P.S. Will someone please split the two engines apart in the delta glider for the next release? The way they were for the 2006 release, the two engine 3D models were in the same mesh group so they couldn't be gimballed (visually) in different directions. (I hacked into the mesh file to do this so I could do a "TVC Checkout", wiggling the engines in a defined pattern to verify their motions visually as part of the control algorithm testing.)

Sometimes (on small vehicles like UAVs, for example) you can do a "polarity test" where you hang the vehicle from a crane and physically rotate it, seeing whether the navigation and control hardware and algorithms all working together cause the engines to swivel in the right directions to oppose the attitude error.

---------- Post added at 10:26 PM ---------- Previous post was at 10:19 PM ----------

One more thing: to use the above, once you have the pitch and yaw (for example) gimbal angles, you would use them directly to animate the engine.

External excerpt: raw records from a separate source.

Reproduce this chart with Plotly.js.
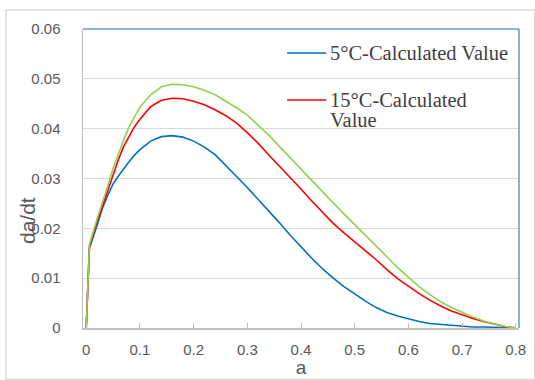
<!DOCTYPE html>
<html>
<head>
<meta charset="utf-8">
<script src="https://cdn.plot.ly/plotly-3.0.1.min.js"></script>
<style>
  html, body { margin: 0; padding: 0; background: #fff; }
  #chart { width: 535px; height: 380px; }
</style>
</head>
<body>
<div id="chart"></div>
<script>
// conversion degree a
const a = [0, 0.006, 0.02, 0.03, 0.04, 0.05, 0.06, 0.07, 0.08, 0.09, 0.10,
  0.12, 0.14, 0.16, 0.18, 0.20, 0.22, 0.24, 0.26, 0.28, 0.30,
  0.32, 0.34, 0.36, 0.38, 0.40, 0.42, 0.44, 0.46, 0.48, 0.50,
  0.52, 0.54, 0.56, 0.58, 0.60, 0.62, 0.64, 0.66, 0.68, 0.70,
  0.72, 0.74, 0.76, 0.78, 0.80];

// da/dt at 5 °C (calculated)
const rate5 = [0, 0.0160, 0.0205, 0.0240, 0.0266, 0.0289, 0.0305, 0.0320, 0.0334, 0.0347, 0.0358,
  0.0375, 0.0384, 0.0386, 0.0383, 0.0375, 0.0363, 0.0348, 0.0327, 0.0304, 0.0282,
  0.0259, 0.0236, 0.0211, 0.0186, 0.0162, 0.0140, 0.0119, 0.0100, 0.0083, 0.0068,
  0.0054, 0.0041, 0.0031, 0.0024, 0.0018, 0.0013, 0.0009, 0.0007, 0.0005, 0.0003,
  0.0002, 0.0002, 0.0001, 0.0001, 0];

// da/dt at 15 °C (calculated)
const rate15 = [0, 0.0165, 0.0212, 0.0244, 0.0274, 0.0307, 0.0338, 0.0365, 0.0386, 0.0404, 0.0419,
  0.0444, 0.0457, 0.0461, 0.0460, 0.0455, 0.0448, 0.0438, 0.0426, 0.0411, 0.0392,
  0.0371, 0.0347, 0.0325, 0.0303, 0.0279, 0.0255, 0.0232, 0.0210, 0.0191, 0.0173,
  0.0155, 0.0137, 0.0117, 0.0099, 0.0084, 0.0069, 0.0056, 0.0044, 0.0034, 0.0026,
  0.0019, 0.0013, 0.0008, 0.0003, 0];

// third series (no legend entry)
const rate3 = [0, 0.0168, 0.0218, 0.0250, 0.0285, 0.0320, 0.0350, 0.0378, 0.0404, 0.0425, 0.0443,
  0.0468, 0.0484, 0.0489, 0.0488, 0.0484, 0.0477, 0.0468, 0.0455, 0.0442, 0.0427,
  0.0408, 0.0387, 0.0364, 0.0341, 0.0318, 0.0296, 0.0273, 0.0251, 0.0229, 0.0208,
  0.0187, 0.0165, 0.0143, 0.0121, 0.0101, 0.0083, 0.0067, 0.0053, 0.0041, 0.0031,
  0.0022, 0.0014, 0.0008, 0.0003, 0];

const seriesNames = ['5°C-Calculated Value', '15°C-Calculated Value'];
const seriesColors = ['#0070C0', '#FF0000', '#92D050'];
const xTicks = [0, 0.1, 0.2, 0.3, 0.4, 0.5, 0.6, 0.7, 0.8];
const yTicks = [0, 0.01, 0.02, 0.03, 0.04, 0.05, 0.06];

const traces = [
  { x: a, y: rate5, name: seriesNames[0], mode: 'lines',
    line: { color: seriesColors[0], width: 1.6 } },
  { x: a, y: rate15, name: seriesNames[1], mode: 'lines',
    line: { color: seriesColors[1], width: 1.6 } },
  { x: a, y: rate3, name: 'series3', mode: 'lines',
    line: { color: seriesColors[2], width: 1.6 } }
];

const tickFont = { family: 'Liberation Sans, Arial, sans-serif', size: 15, color: '#595959' };
const legendFont = { family: 'Liberation Serif, Times New Roman, serif', size: 20.5, color: '#404040' };

// legend block (key lines + serif labels, the second label wraps onto two lines)
const keyX0 = 0.468, keyX1 = 0.558, textX = 0.561;
const keyRows = [0.9197, 0.7625];
const legendShapes = keyRows.map((yy, i) => ({
  type: 'line', xref: 'paper', yref: 'paper', x0: keyX0, x1: keyX1, y0: yy, y1: yy,
  line: { color: seriesColors[i], width: 1.6 }
}));
const legendText = [
  { text: seriesNames[0], y: keyRows[0] },
  { text: '15°C-Calculated', y: keyRows[1] },
  { text: 'Value', y: 0.6957 }
].map(t => ({
  xref: 'paper', yref: 'paper', x: textX, y: t.y, xanchor: 'left', yanchor: 'middle',
  text: t.text, showarrow: false, font: legendFont
}));

const layout = {
  width: 535, height: 380,
  margin: { l: 83, r: 16, t: 29, b: 52 },
  paper_bgcolor: '#ffffff', plot_bgcolor: '#ffffff',
  showlegend: false,
  xaxis: {
    range: [-0.006, 0.806], tickvals: xTicks, ticktext: xTicks.map(v => String(v)),
    showgrid: false, zeroline: false,
    showline: true, linecolor: '#BFBFBF', linewidth: 1.5,
    ticks: 'inside', ticklen: 5, tickcolor: '#BFBFBF', tickwidth: 1,
    ticklabelstandoff: 7,
    tickfont: tickFont,
    title: { text: 'a', font: { family: 'Liberation Sans, Arial, sans-serif', size: 19, color: '#595959' }, standoff: 1 }
  },
  yaxis: {
    range: [0, 0.06], tickvals: yTicks, ticktext: yTicks.map(v => String(v)),
    showgrid: true, gridcolor: '#D9D9D9', gridwidth: 1.3, zeroline: false,
    showline: true, linecolor: '#BFBFBF', linewidth: 1.5,
    ticks: '', ticklabelstandoff: 18,
    tickfont: tickFont
  },
  annotations: [
    { xref: 'paper', yref: 'paper', x: -0.126, y: 0.358, xanchor: 'center', yanchor: 'middle',
      text: 'da/dt', textangle: -90, showarrow: false,
      font: { family: 'Liberation Sans, Arial, sans-serif', size: 21, color: '#595959' } }
  ].concat(legendText),
  shapes: [
    // plot area frame: top and right edges
    { type: 'line', xref: 'paper', yref: 'paper', x0: 0, x1: 1, y0: 1, y1: 1,
      line: { color: '#5B9BD5', width: 1.5 }, layer: 'above' },
    { type: 'line', xref: 'paper', yref: 'paper', x0: 1, x1: 1, y0: 0, y1: 1,
      line: { color: '#5B9BD5', width: 1.5 }, layer: 'above' },
    // outer chart frame
    { type: 'rect', xref: 'paper', yref: 'paper', x0: -0.1766, x1: 1.036, y0: -0.172, y1: 1.0635,
      line: { color: '#D9D9D9', width: 1.5 }, layer: 'below' }
  ].concat(legendShapes)
};

Plotly.newPlot('chart', traces, layout, { displayModeBar: false, staticPlot: true });
</script>
</body>
</html>
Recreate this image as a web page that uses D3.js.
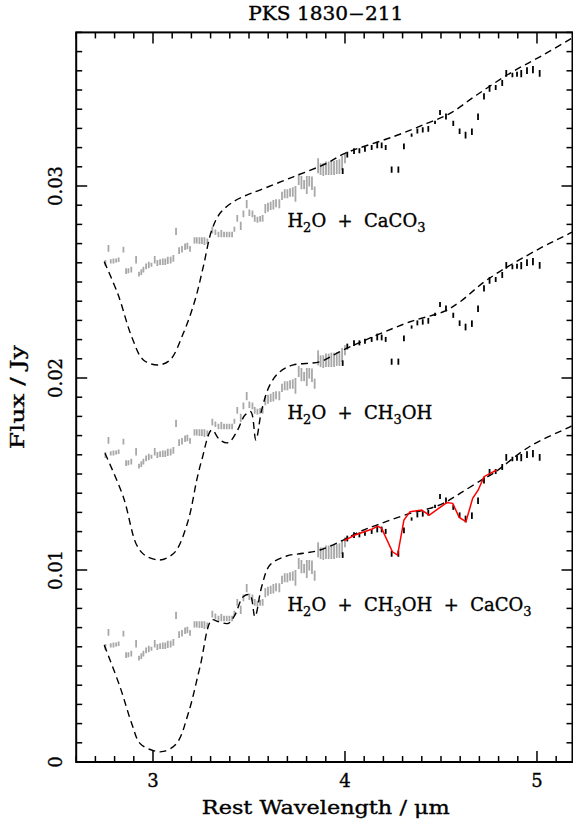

To calculate the thrust direction for the engine simulation, you calculate a two rotation rotation matrix as shown in the Orbiter manual using the gimbal angles. The appropriate row or column of the rotation matrix is the direction of the engine's thrust. You might then multiply by one more matrix to rotate the thrust direction from "engine coordinates" to body coordinates.

It may sound complicated, but all these operations are constant so you could multiply them out by hand in advance once you have them working, if desired. Working carefully step by step in this way, it is straight forward to test each stage of the algorithm.